- Problem to solve
Write out the full listing exactly as given, minus the images.
— start of Extracted data —
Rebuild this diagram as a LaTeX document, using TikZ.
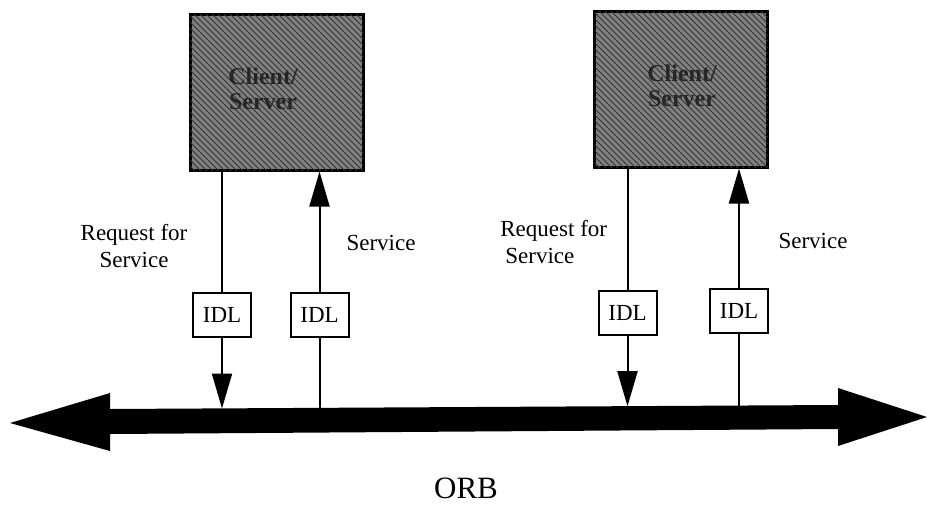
\documentclass[tikz,border=0pt]{standalone}
\usepackage{fontspec}
\setmainfont{Liberation Serif}
\usetikzlibrary{arrows.meta,patterns}
\begin{document}
\begin{tikzpicture}[x=0.5pt,y=-0.5pt,
  csbox/.style={draw=black,line width=1.5pt,fill=black!50,
    postaction={pattern=north west lines,pattern color=black!80},
    minimum width=86.5pt,minimum height=78pt,inner sep=0pt},
  cstext/.style={font=\fontsize{12}{12.5}\selectfont\bfseries,align=center,text=black!85},
  idlbox/.style={draw=black,line width=1pt,fill=white,minimum width=29pt,
    minimum height=22pt,inner sep=0pt,font=\fontsize{11.5}{12}\selectfont},
  lbl/.style={font=\fontsize{11.5}{13.3}\selectfont,inner sep=0pt},
  conn/.style={line width=1pt},
  tip/.style={-{Triangle[width=10pt,length=17.5pt]}}
]
\useasboundingbox (0,0) rectangle (927,504);
% boxes
\node[csbox] (cs1) at (276.5,92) {};
\node[csbox] (cs2) at (681,89) {};
\node[cstext] (t1) at (263,89) {Client/\\Server};
\node[cstext] (t2) at (682,86) {Client/\\Server};
% IDL boxes
\node[idlbox] (i1) at (222,315) {IDL};
\node[idlbox] (i2) at (319.5,315) {IDL};
\node[idlbox] (i3) at (627.5,312.5) {IDL};
\node[idlbox] (i4) at (739,311) {IDL};
% ORB bar
\fill[black] (10,423) -- (110,393) -- (110,409) -- (838,405) -- (838,388)
  -- (927,417) -- (838,446) -- (838,429) -- (110,434) -- (110,451) -- cycle;
\coordinate (b1) at (222,408.5);
\coordinate (b2) at (319.5,408);
\coordinate (b3) at (627.5,406.2);
\coordinate (b4) at (739,405.6);
% connectors
\draw[conn] (cs1.south -| i1) -- (i1.north);
\draw[conn,tip] (i1.south) -- (b1);
\draw[conn,tip] (i2.north) -- (cs1.south -| i2);
\draw[conn] (b2) -- (i2.south);
\draw[conn] (cs2.south -| i3) -- (i3.north);
\draw[conn,tip] (i3.south) -- (b3);
\draw[conn,tip] (i4.north) -- (cs2.south -| i4);
\draw[conn] (b4) -- (i4.south);
% labels
\node[lbl,align=center] (l1) at (134,246) {Request for\\Service};
\node[lbl] (l2) at (381,243) {Service};
\node[lbl,align=left,anchor=west] (l3) at (500,242) {Request for\\\hspace*{2.5pt}Service};
\node[lbl] (l4) at (813,241) {Service};
\node[font=\fontsize{15.5}{16}\selectfont,inner sep=0pt] (orb) at (466,488) {ORB};
\end{tikzpicture}
\end{document}
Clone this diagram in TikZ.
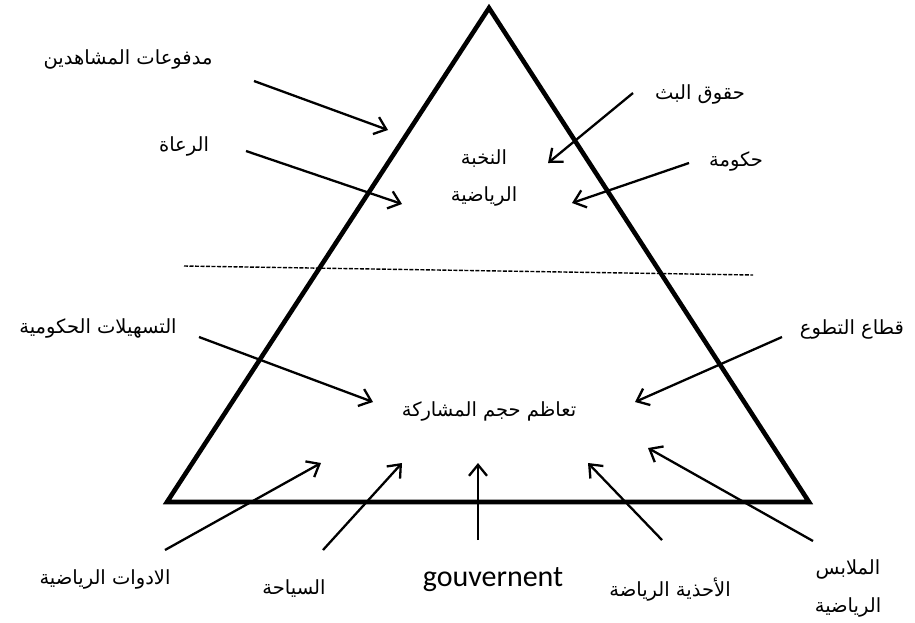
\documentclass[tikz,border=0pt]{standalone}
\usepackage{fontspec}
\setmainfont{Carlito}
\newfontfamily\arabicfont[Script=Arabic]{DejaVu Sans}
\TeXXeTstate=1
\usetikzlibrary{arrows.meta}
\begin{document}
\begin{tikzpicture}[x=1pt,y=-1pt,
  ar/.style={font=\arabicfont\fontsize{19.5}{24}\selectfont, inner sep=0pt},
  lat/.style={font=\fontsize{30}{34}\selectfont, inner sep=0pt},
  arr/.style={line width=2.3pt, -{Straight Barb[length=11pt,width=18pt,line width=2.3pt]}},
  tri/.style={line width=4.6pt, line join=miter},
  sep/.style={line width=1.4pt, dash pattern=on 4pt off 1.5pt},
]
\useasboundingbox (0,0) rectangle (915,622);
% triangle
\coordinate (apex) at (489,8);
\coordinate (bl) at (167,502);
\coordinate (br) at (809,502);
\draw[tri] (apex) -- (bl) -- (br) -- cycle;
% separator
\coordinate (d1) at (184,266);
\coordinate (d2) at (753,275);
\draw[sep] (d1) -- (d2);
% texts
\node[ar] (t1) at (128,59) {\beginR مدفوعات المشاهدين\endR};
\node[ar] (t2) at (184,146) {\beginR الرعاة\endR};
\node[ar] (t3) at (700,94) {\beginR حقوق البث\endR};
\node[ar] (t4) at (736,161) {\beginR حكومة\endR};
\node[ar] (e1) at (484,159) {\beginR النخبة\endR};
\node[ar] (e2) at (484,196) {\beginR الرياضية\endR};
\node[ar] (t5) at (98,328) {\beginR التسهيلات الحكومية\endR};
\node[ar] (t6) at (852,329) {\beginR قطاع التطوع\endR};
\node[ar] (m) at (489,411) {\beginR تعاظم حجم المشاركة\endR};
\node[ar] (b1) at (105,579) {\beginR الادوات الرياضية\endR};
\node[ar] (b2) at (294,589) {\beginR السياحة\endR};
\node[lat] (b3) at (493,580) {gouvernent};
\node[ar] (b4) at (670,590) {\beginR الأحذية الرياضة\endR};
\node[ar] (b5a) at (848,569) {\beginR الملابس\endR};
\node[ar] (b5b) at (848,607) {\beginR الرياضية\endR};
% arrow ends
\coordinate (s1) at (254,81);  \coordinate (e1a) at (388,130);
\coordinate (s2) at (246,151); \coordinate (e2a) at (402,204);
\coordinate (s3) at (633,93);  \coordinate (e3a) at (548,163);
\coordinate (s4) at (689,163); \coordinate (e4a) at (572,203);
\coordinate (s5) at (199,337); \coordinate (e5a) at (373,402);
\coordinate (s6) at (782,337); \coordinate (e6a) at (635,402);
\coordinate (s7) at (165,550); \coordinate (e7a) at (321,463);
\coordinate (s8) at (323,550); \coordinate (e8a) at (402,463);
\coordinate (s9) at (478,540); \coordinate (e9a) at (478,463);
\coordinate (s10) at (662,540); \coordinate (e10a) at (588,463);
\coordinate (s11) at (813,541); \coordinate (e11a) at (648,448);
\foreach \i in {1,...,11} {\draw[arr] (s\i) -- (e\i a);}
\end{tikzpicture}
\end{document}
— end of Extracted data —
- Result below
Rebuild this diagram as a LaTeX document, using TikZ.
\documentclass[tikz,border=0pt]{standalone}
\usepackage{fontspec}
\setmainfont{Liberation Serif}
\usetikzlibrary{arrows.meta,patterns}
\begin{document}
\begin{tikzpicture}[x=0.5pt,y=-0.5pt,
  csbox/.style={draw=black,line width=1.5pt,fill=black!50,
    postaction={pattern=north west lines,pattern color=black!80},
    minimum width=86.5pt,minimum height=78pt,inner sep=0pt},
  cstext/.style={font=\fontsize{12}{12.5}\selectfont\bfseries,align=center,text=black!85},
  idlbox/.style={draw=black,line width=1pt,fill=white,minimum width=29pt,
    minimum height=22pt,inner sep=0pt,font=\fontsize{11.5}{12}\selectfont},
  lbl/.style={font=\fontsize{11.5}{13.3}\selectfont,inner sep=0pt},
  conn/.style={line width=1pt},
  tip/.style={-{Triangle[width=10pt,length=17.5pt]}}
]
\useasboundingbox (0,0) rectangle (927,504);
% boxes
\node[csbox] (cs1) at (276.5,92) {};
\node[csbox] (cs2) at (681,89) {};
\node[cstext] (t1) at (263,89) {Client/\\Server};
\node[cstext] (t2) at (682,86) {Client/\\Server};
% IDL boxes
\node[idlbox] (i1) at (222,315) {IDL};
\node[idlbox] (i2) at (319.5,315) {IDL};
\node[idlbox] (i3) at (627.5,312.5) {IDL};
\node[idlbox] (i4) at (739,311) {IDL};
% ORB bar
\fill[black] (10,423) -- (110,393) -- (110,409) -- (838,405) -- (838,388)
  -- (927,417) -- (838,446) -- (838,429) -- (110,434) -- (110,451) -- cycle;
\coordinate (b1) at (222,408.5);
\coordinate (b2) at (319.5,408);
\coordinate (b3) at (627.5,406.2);
\coordinate (b4) at (739,405.6);
% connectors
\draw[conn] (cs1.south -| i1) -- (i1.north);
\draw[conn,tip] (i1.south) -- (b1);
\draw[conn,tip] (i2.north) -- (cs1.south -| i2);
\draw[conn] (b2) -- (i2.south);
\draw[conn] (cs2.south -| i3) -- (i3.north);
\draw[conn,tip] (i3.south) -- (b3);
\draw[conn,tip] (i4.north) -- (cs2.south -| i4);
\draw[conn] (b4) -- (i4.south);
% labels
\node[lbl,align=center] (l1) at (134,246) {Request for\\Service};
\node[lbl] (l2) at (381,243) {Service};
\node[lbl,align=left,anchor=west] (l3) at (500,242) {Request for\\\hspace*{2.5pt}Service};
\node[lbl] (l4) at (813,241) {Service};
\node[font=\fontsize{15.5}{16}\selectfont,inner sep=0pt] (orb) at (466,488) {ORB};
\end{tikzpicture}
\end{document}
Clone this diagram in TikZ.
\documentclass[tikz,border=0pt]{standalone}
\usepackage{fontspec}
\setmainfont{Carlito}
\newfontfamily\arabicfont[Script=Arabic]{DejaVu Sans}
\TeXXeTstate=1
\usetikzlibrary{arrows.meta}
\begin{document}
\begin{tikzpicture}[x=1pt,y=-1pt,
  ar/.style={font=\arabicfont\fontsize{19.5}{24}\selectfont, inner sep=0pt},
  lat/.style={font=\fontsize{30}{34}\selectfont, inner sep=0pt},
  arr/.style={line width=2.3pt, -{Straight Barb[length=11pt,width=18pt,line width=2.3pt]}},
  tri/.style={line width=4.6pt, line join=miter},
  sep/.style={line width=1.4pt, dash pattern=on 4pt off 1.5pt},
]
\useasboundingbox (0,0) rectangle (915,622);
% triangle
\coordinate (apex) at (489,8);
\coordinate (bl) at (167,502);
\coordinate (br) at (809,502);
\draw[tri] (apex) -- (bl) -- (br) -- cycle;
% separator
\coordinate (d1) at (184,266);
\coordinate (d2) at (753,275);
\draw[sep] (d1) -- (d2);
% texts
\node[ar] (t1) at (128,59) {\beginR مدفوعات المشاهدين\endR};
\node[ar] (t2) at (184,146) {\beginR الرعاة\endR};
\node[ar] (t3) at (700,94) {\beginR حقوق البث\endR};
\node[ar] (t4) at (736,161) {\beginR حكومة\endR};
\node[ar] (e1) at (484,159) {\beginR النخبة\endR};
\node[ar] (e2) at (484,196) {\beginR الرياضية\endR};
\node[ar] (t5) at (98,328) {\beginR التسهيلات الحكومية\endR};
\node[ar] (t6) at (852,329) {\beginR قطاع التطوع\endR};
\node[ar] (m) at (489,411) {\beginR تعاظم حجم المشاركة\endR};
\node[ar] (b1) at (105,579) {\beginR الادوات الرياضية\endR};
\node[ar] (b2) at (294,589) {\beginR السياحة\endR};
\node[lat] (b3) at (493,580) {gouvernent};
\node[ar] (b4) at (670,590) {\beginR الأحذية الرياضة\endR};
\node[ar] (b5a) at (848,569) {\beginR الملابس\endR};
\node[ar] (b5b) at (848,607) {\beginR الرياضية\endR};
% arrow ends
\coordinate (s1) at (254,81);  \coordinate (e1a) at (388,130);
\coordinate (s2) at (246,151); \coordinate (e2a) at (402,204);
\coordinate (s3) at (633,93);  \coordinate (e3a) at (548,163);
\coordinate (s4) at (689,163); \coordinate (e4a) at (572,203);
\coordinate (s5) at (199,337); \coordinate (e5a) at (373,402);
\coordinate (s6) at (782,337); \coordinate (e6a) at (635,402);
\coordinate (s7) at (165,550); \coordinate (e7a) at (321,463);
\coordinate (s8) at (323,550); \coordinate (e8a) at (402,463);
\coordinate (s9) at (478,540); \coordinate (e9a) at (478,463);
\coordinate (s10) at (662,540); \coordinate (e10a) at (588,463);
\coordinate (s11) at (813,541); \coordinate (e11a) at (648,448);
\foreach \i in {1,...,11} {\draw[arr] (s\i) -- (e\i a);}
\end{tikzpicture}
\end{document}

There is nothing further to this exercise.